Let’s explore how the parent could have handled the situation more scrupulously: First of all there is the confusing directive, “don’t drop that.” Why is that confusing? Because the human brain does not know how to compute negations. Let me illustrate by having you try a little experiment: For the next fifteen seconds do not think about your breathing. Don’t think about whether you are breathing up high in your chest or down low in your abdomen, or whether you are taking deep or shallow breaths. Just don’t think about it at all.
Okay. Be honest. How many of you started thinking about your breathing if only for a moment. What?! But I specifically told you not to! You see, in order to not think about something, your brain first has to represent it in your mind, and then try to somehow erase the image. If you were successful at all in this experiment, it was probably due to the fact that you were able to direct your mind to think about something else instead.
Back to the parent-child scenario.

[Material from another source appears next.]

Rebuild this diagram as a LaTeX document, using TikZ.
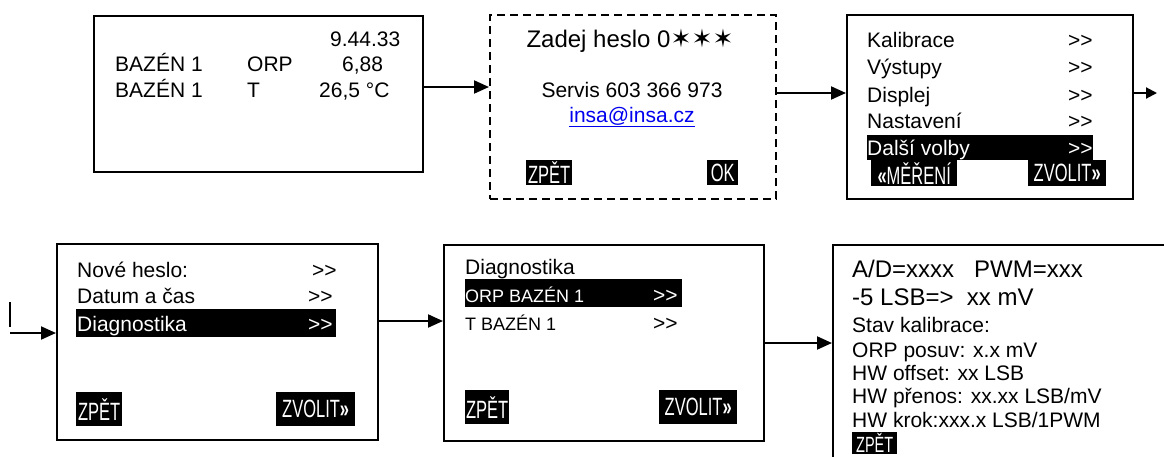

One way the parent could have set the child up for success would have been to say something like, “that’s good honey, stay balanced,” or “that’s right, be careful,” and any combination of words that are stated in the positive. Chances are the child would complete the journey to the table with the glass of milk intact. Let’s say for some reason the child does in fact spill the milk. The savvy parent could say, “hmm, I guess we shouldn’t fill the glass to the full next time, huh? We learned something, didn’t we? You are good at learning.”
Milton Erickson, the innovative psychiatrist after whom Ericksonian hypnotherapy was named, might have even made a game out of trying to get a whole glass of milk to the table, or talk a story about carrying milk buckets in from the barn as a child.